The classic "Folsom Prison Blues" shows why it is one of the most covered songs of all time, with it's melodic guitar lines and lyrics that are both boastful and regretful. In a similar vein is the autobiographical "Luther Played the Boogie", while "Straight A's in Love" is a bit more straight rockabilly, "Home of the Blues" is more ballad-y (with Luther adding some by-now familiar-sounding riffs), Johnny trades vocals with himself on the slow, traditional-sounding "Port of Lonely Hearts", he goes for the lower reaches of his baritone in the somewhat more upbeat "Come In Stranger", "Country Boy" swings in a country style, and they sound pretty conventionally country in "Wide Open Road". Luther's muted guitar lines carry the slower "Don't Make Me Go", they get a bit jokey in the short, anti-liquor "Leave That Junk Alone" (in which, Johnny ironically sounds drunk), and go for the rockabilly rhythms in "Mean Eyed Cat", and mid-tempo Cash-styles in "Next in Line" and "Give My Love to Rose", they do a fine readings of a group of Hank Williams' tunes: "Cold, Cold Heart", "Hey Good Lookin'", "I Could Never Be Ashamed of You", "I Can't Help It (If I'm Still In Love With You", and "You Win Again".
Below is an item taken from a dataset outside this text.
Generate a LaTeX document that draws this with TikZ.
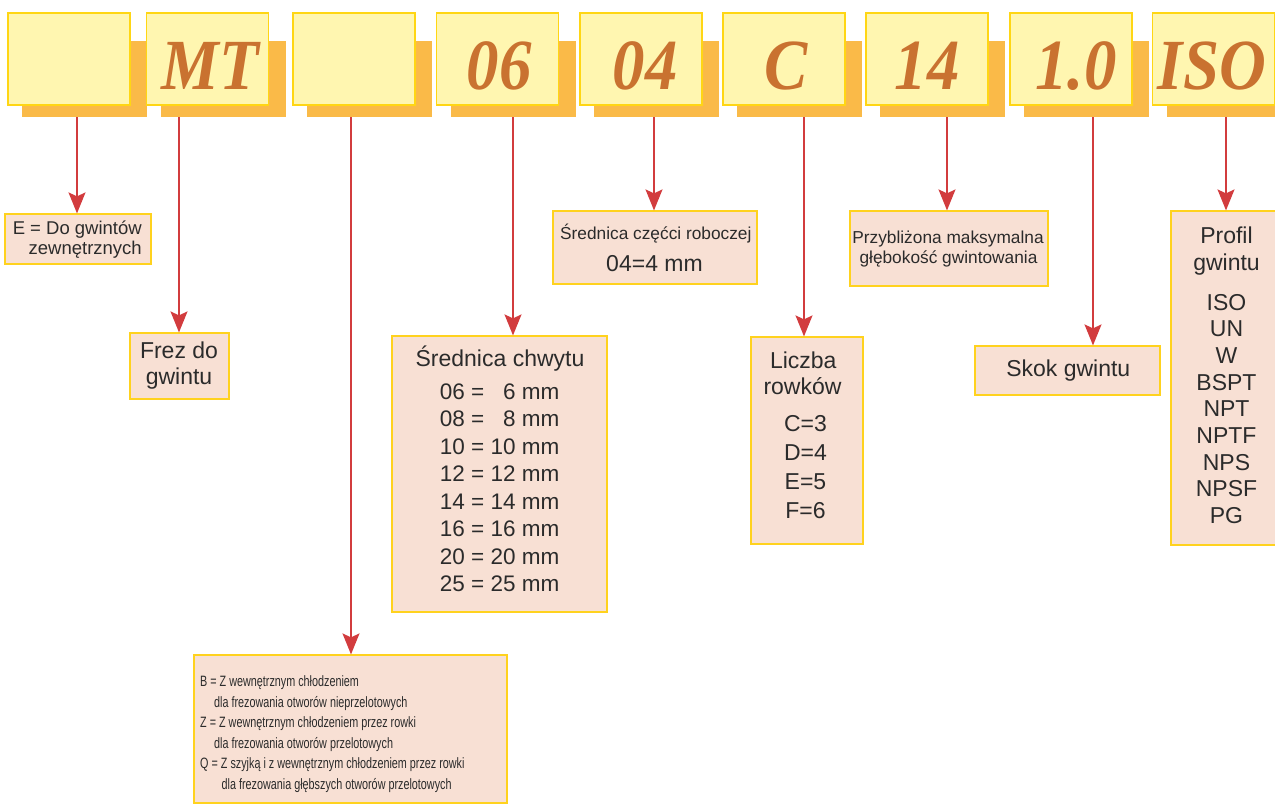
\documentclass[tikz,border=0pt]{standalone}
\usepackage{fontspec}
\setmainfont{Liberation Sans}
\newfontfamily\codefont[FakeStretch=0.9]{Liberation Serif}
\newfontfamily\narrowfont[FakeStretch=0.72]{Liberation Sans}
\usetikzlibrary{arrows.meta}
\newcommand\setfs[1]{\fontsize{#1}{#1}\selectfont}

\definecolor{topfill}{RGB}{255,246,176}
\definecolor{topedge}{RGB}{255,214,20}
\definecolor{shadowc}{RGB}{250,186,72}
\definecolor{codec}{RGB}{201,114,48}
\definecolor{boxfill}{RGB}{248,224,212}
\definecolor{boxedge}{RGB}{255,210,30}
\definecolor{arrowc}{RGB}{210,60,62}
\definecolor{textc}{RGB}{43,43,43}

\tikzset{
  topbox/.style={draw=topedge, fill=topfill, line width=1.2pt,
    minimum width=122pt, minimum height=92pt, inner sep=0pt},
  shadowbox/.style={fill=shadowc, minimum width=125pt, minimum height=76pt, inner sep=0pt},
  code/.style={text=codec, font=\codefont\bfseries\itshape\setfs{72}, anchor=base, inner sep=0pt},
  infobox/.style={draw=boxedge, fill=boxfill, line width=1.2pt, inner sep=0pt},
  arr/.style={draw=arrowc, line width=1.5pt, -{Stealth[length=21pt,width=17pt,inset=4pt]}},
  txt/.style={text=textc, inner sep=0pt, anchor=base},
  big/.style={txt, font=\setfs{23}},
  small/.style={txt, font=\setfs{17.3}},
  narrow/.style={txt, anchor=base west, font=\narrowfont\setfs{15}},
}

\begin{document}
\begin{tikzpicture}[x=1pt,y=-1pt]
\useasboundingbox (0,0) rectangle (1275,804);

% code boxes with their shadows
\foreach \i/\l in {1/8,2/146.7,3/293,4/436.7,5/580,6/723,7/866,8/1010,9/1152.7}{
  \node[shadowbox] (s\i) at (\l+76.5,79) {};
  \node[topbox] (b\i) at (\l+61,59) {};
}
\node[code] (c2) at (210,89) {MT};
\node[code] (c4) at (499,89) {06};
\node[code] (c5) at (645,89) {04};
\node[code] (c6) at (786,89) {C};
\node[code] (c7) at (927,89) {14};
\node[code] (c8) at (1076,89) {1.0};
\node[code] (c9) at (1212,89) {ISO};

% explanation boxes
\node[infobox, minimum width=146pt, minimum height=50pt] (ebox) at (78,239) {};
\node[infobox, minimum width=99pt, minimum height=66pt] (frez) at (179.5,366) {};
\node[infobox, minimum width=313pt, minimum height=148pt] (bzq) at (350.5,729) {};
\node[infobox, minimum width=215pt, minimum height=276pt] (chwyt) at (499.5,474) {};
\node[infobox, minimum width=204pt, minimum height=73pt] (robocz) at (655,247.5) {};
\node[infobox, minimum width=112pt, minimum height=207pt] (liczba) at (807,440.5) {};
\node[infobox, minimum width=198pt, minimum height=75pt] (glebok) at (949,248.5) {};
\node[infobox, minimum width=185pt, minimum height=49pt] (skok) at (1067.5,370.5) {};
\node[infobox, minimum width=111pt, minimum height=334pt] (profil) at (1226.5,378) {};

% connectors
\foreach \i/\x/\t in {1/77/ebox,2/179/frez,3/351/bzq,4/513/chwyt,5/654/robocz,
                      6/804/liczba,7/947/glebok,8/1093/skok,9/1226/profil}{
  \coordinate (a\i) at (\x,0);
  \draw[arr] (s\i.south -| a\i) -- (a\i |- \t.north);
}

% texts
\node[txt, anchor=base east, font=\setfs{18.5}] (e1) at (142,234) {E = Do gwintów};
\node[txt, anchor=base east, font=\setfs{18.5}] (e2) at (142,254) {zewnętrznych};

\node[big] (f1) at (179,358.3) {Frez do};
\node[big] (f2) at (179,384) {gwintu};

\node[narrow] (q1) at (200,686.5) {B = Z wewnętrznym chłodzeniem};
\node[narrow] (q2) at (214,707.1) {dla frezowania otworów nieprzelotowych};
\node[narrow] (q3) at (200,727.7) {Z = Z wewnętrznym chłodzeniem przez rowki};
\node[narrow] (q4) at (214,748.3) {dla frezowania otworów przelotowych};
\node[narrow] (q5) at (200,768.9) {Q = Z szyjką i z wewnętrznym chłodzeniem przez rowki};
\node[narrow] (q6) at (221.5,789.5) {dla frezowania głębszych otworów przelotowych};

\node[big] (h0) at (500,366.7) {Średnica chwytu};
\foreach \t [count=\k from 0] in {06 = \phantom{0}6 mm,08 = \phantom{0}8 mm,10 = 10 mm,12 = 12 mm,
    14 = 14 mm,16 = 16 mm,20 = 20 mm,25 = 25 mm}{
  \node[txt, font=\setfs{22.5}] (h\k x) at (499.7,399.3+27.5*\k) {\t};
}

\node[small] (r1) at (655.8,239.3) {Średnica częćci roboczej};
\node[big] (r2) at (654.5,271.7) {04=4 mm};

\node[big] (l1) at (803.3,368) {Liczba};
\node[big] (l2) at (802.5,394) {rowków};
\foreach \t [count=\k from 0] in {C=3,D=4,E=5,F=6}{
  \node[big] (l\k x) at (805.5,431.7+28.8*\k) {\t};
}

\node[small] (g1) at (948,243.3) {Przybliżona maksymalna};
\node[small] (g2) at (948.5,263.3) {głębokość gwintowania};

\node[big] (k1) at (1068.3,376.7) {Skok gwintu};

\node[big] (p1) at (1226.5,243) {Profil};
\node[big] (p2) at (1226.5,270) {gwintu};
\foreach \t [count=\k from 0] in {ISO,UN,W,BSPT,NPT,NPTF,NPS,NPSF,PG}{
  \node[big] (p\k x) at (1226.5,310+26.67*\k) {\t};
}
\end{tikzpicture}
\end{document}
CD 3 begins with several more traditional songs, such as Leadbelly's "Goodnight Irene", "Goodbye, Little Darlin', Goodbye", "The Wreck of the Old '97", "Blue Train", the skiffle hit "Rock Island Line", the gospel number "I Was There When It Happened", a ballad in "Remember Me", Jim Reeves' country hit "I Love You Because", the mellow "Born to Lose" that Ray Charles made famous, the bouncin' "New Mexico", a bit of corn in "Down the Street to 301" with kind of annoying backing vocals, the mid-tempo "Fools Hall of Fame", the snappy rockabilly of "If the Creek Don't Rise", Flatt and Scruggs' bluegrass hit "Doin' My Time", Charlie Rich's country number "Thanks a Lot" (not Ernest Tubb's), Don Gibson's hit "Oh Lonesome Me" (that he, ironically, did with June Carter), the maudlin "Story of a Broken Heart" and wrapping up with yet another train song "I Heard That Lonesome Whistle".

I really enjoy the sparseness of these early recordings, although I must admit that without drums, the songs are not as exciting as some of his contemporaries' releases. Still, fine examples of how much country and rock (and blues) crossed over in the early days of rock'n'roll.